- STATED EXERCISE -
Will you write out the data exactly, excluding every picture?

- DATA PROVIDED -
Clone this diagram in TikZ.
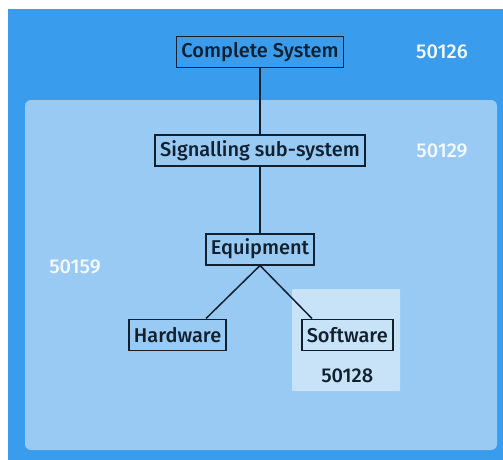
\documentclass[tikz,border=0pt]{standalone}
\usepackage{fontspec}
\setmainfont{Fira Sans}[BoldFont={Fira Sans Medium}]
\usetikzlibrary{positioning}
\definecolor{outerblue}{HTML}{3A9CEC}
\definecolor{innerblue}{HTML}{98CAF3}
\definecolor{swblue}{HTML}{C8E2F8}
\definecolor{inkdark}{HTML}{10202F}
\tikzset{
  base/.style={font=\fontsize{20}{22}\selectfont\bfseries, text=inkdark, align=center},
  item/.style={rectangle, draw=inkdark, line width=1.6pt, minimum height=31pt, inner xsep=5pt, inner ysep=2pt, base},
  code/.style={base, text=white!94!outerblue},
  link/.style={draw=inkdark, line width=1.5pt}
}

\begin{document}
\begin{tikzpicture}[x=1pt, y=1pt, node distance=66pt]
    \useasboundingbox (0,0) rectangle (503,-460);
    % nested areas
    \fill[outerblue] (8,-9) rectangle (503,-460);
    \fill[innerblue, rounded corners=6pt] (25,-100) rectangle (497,-450);
    \fill[swblue, rounded corners=1pt] (292,-289) rectangle (400,-391);

    \node[item] (system) at (260,-52) {Complete System};
    \node[item, below=of system] (signal) {Signalling sub-system};
    \node[item, below=of signal] (equip) {Equipment};
    \node[item, below left=53pt and -22pt of equip] (hw) {Hardware};
    \node[item, below right=53pt and -14pt of equip] (sw) {Software};

    \node[code] (c126) at (442,-52) {50126};
    \node[code] (c129) at (442,-151) {50129};
    \node[code] (c159) at (75,-267) {50159};
    \node[base, below=14pt of sw] (c128) {50128};

    \draw[link] (system) -- (signal);
    \draw[link] (signal) -- (equip);
    \draw[link] (equip.south) -- ([xshift=-21pt]hw.north east);
    \draw[link] (equip.south) -- ([xshift=11pt]sw.north west);
  \end{tikzpicture}
\end{document}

- WRITTEN REPLY -
Clone this diagram in TikZ.
\documentclass[tikz,border=0pt]{standalone}
\usepackage{fontspec}
\setmainfont{Fira Sans}[BoldFont={Fira Sans Medium}]
\usetikzlibrary{positioning}
\definecolor{outerblue}{HTML}{3A9CEC}
\definecolor{innerblue}{HTML}{98CAF3}
\definecolor{swblue}{HTML}{C8E2F8}
\definecolor{inkdark}{HTML}{10202F}
\tikzset{
  base/.style={font=\fontsize{20}{22}\selectfont\bfseries, text=inkdark, align=center},
  item/.style={rectangle, draw=inkdark, line width=1.6pt, minimum height=31pt, inner xsep=5pt, inner ysep=2pt, base},
  code/.style={base, text=white!94!outerblue},
  link/.style={draw=inkdark, line width=1.5pt}
}

\begin{document}
\begin{tikzpicture}[x=1pt, y=1pt, node distance=66pt]
    \useasboundingbox (0,0) rectangle (503,-460);
    % nested areas
    \fill[outerblue] (8,-9) rectangle (503,-460);
    \fill[innerblue, rounded corners=6pt] (25,-100) rectangle (497,-450);
    \fill[swblue, rounded corners=1pt] (292,-289) rectangle (400,-391);

    \node[item] (system) at (260,-52) {Complete System};
    \node[item, below=of system] (signal) {Signalling sub-system};
    \node[item, below=of signal] (equip) {Equipment};
    \node[item, below left=53pt and -22pt of equip] (hw) {Hardware};
    \node[item, below right=53pt and -14pt of equip] (sw) {Software};

    \node[code] (c126) at (442,-52) {50126};
    \node[code] (c129) at (442,-151) {50129};
    \node[code] (c159) at (75,-267) {50159};
    \node[base, below=14pt of sw] (c128) {50128};

    \draw[link] (system) -- (signal);
    \draw[link] (signal) -- (equip);
    \draw[link] (equip.south) -- ([xshift=-21pt]hw.north east);
    \draw[link] (equip.south) -- ([xshift=11pt]sw.north west);
  \end{tikzpicture}
\end{document}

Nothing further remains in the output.